Bio: Teague's research focuses primarily on cryptographic methods for achieving security and privacy, particularly for issues of public interest such as election integrity and the protection of government data. She was part of the team (with Chris Culnane and Ben Rubinstein) who discovered the easy re-identification of doctors and patients in the Medicare/PBS open dataset released by the Australian Department of Health. She has co-designed numerous protocols for improved election integrity in e-voting systems, and co-discovered serious weaknesses in the cryptography of deployed e-voting systems in New South Wales, Western Australia and Switzerland. She lives and works on Wurundjeri land in Southeastern Australia (near Melbourne). In 2023 she founded Democracy Developers Ltd, an Australian not-for-profit that builds open-source software for supporting democracy.

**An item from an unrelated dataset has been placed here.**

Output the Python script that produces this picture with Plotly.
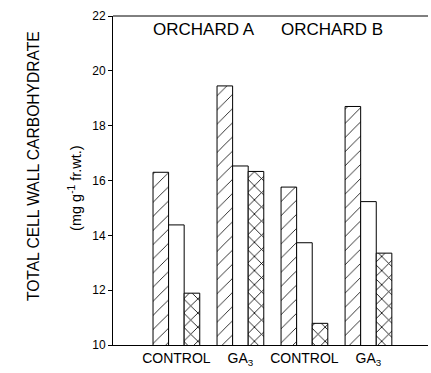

Abstract: Current approaches to cybersecurity are reactive. This means that we only start addressing problems when they occur. However, this approach is no longer sufficient in the context of emerging technologies, such as AI/ML, Quantum, 6G, AR/VR/XR, and Digital Twins. These technologies will significantly speed up digital transformation while also providing more opportunities for cyberattacks. Unfortunately, cyberattacks are becoming increasingly sophisticated, complex, adaptive, and non-deterministic. To defend our critical assets effectively, we need a proactive approach to cybersecurity. We must anticipate future vulnerabilities and opportunities associated with emerging technologies. This keynote talk will explore the cybersecurity research challenges and opportunities at the intersection of these emerging technologies. It will also highlight some of the relevant projects being undertaken at CSIRO's Data61.
Bio: Dr Surya Nepal is a senior principal research scientist at CSIRO Data61. He has been with CSIRO since 2000 and currently leads the cybersecurity and quantum systems research group comprising 70 staff and 50 PhD students. His primary area of research focuses on the development and implementation of technologies in distributed systems, with a specific emphasis on security, privacy, and trust. Dr. Nepal has over 250 peer-reviewed publications to his credit. He currently serves as the Interim Editor-in-Chief of IEEE Transactions on Service Computing and is a member of the editorial board of ACM Transactions on Internet Technology. Additionally, Dr. Nepal holds the position of Deputy Research Director at the Cybersecurity Cooperative Research Centre and is also a Conjoint Professor at UNSW.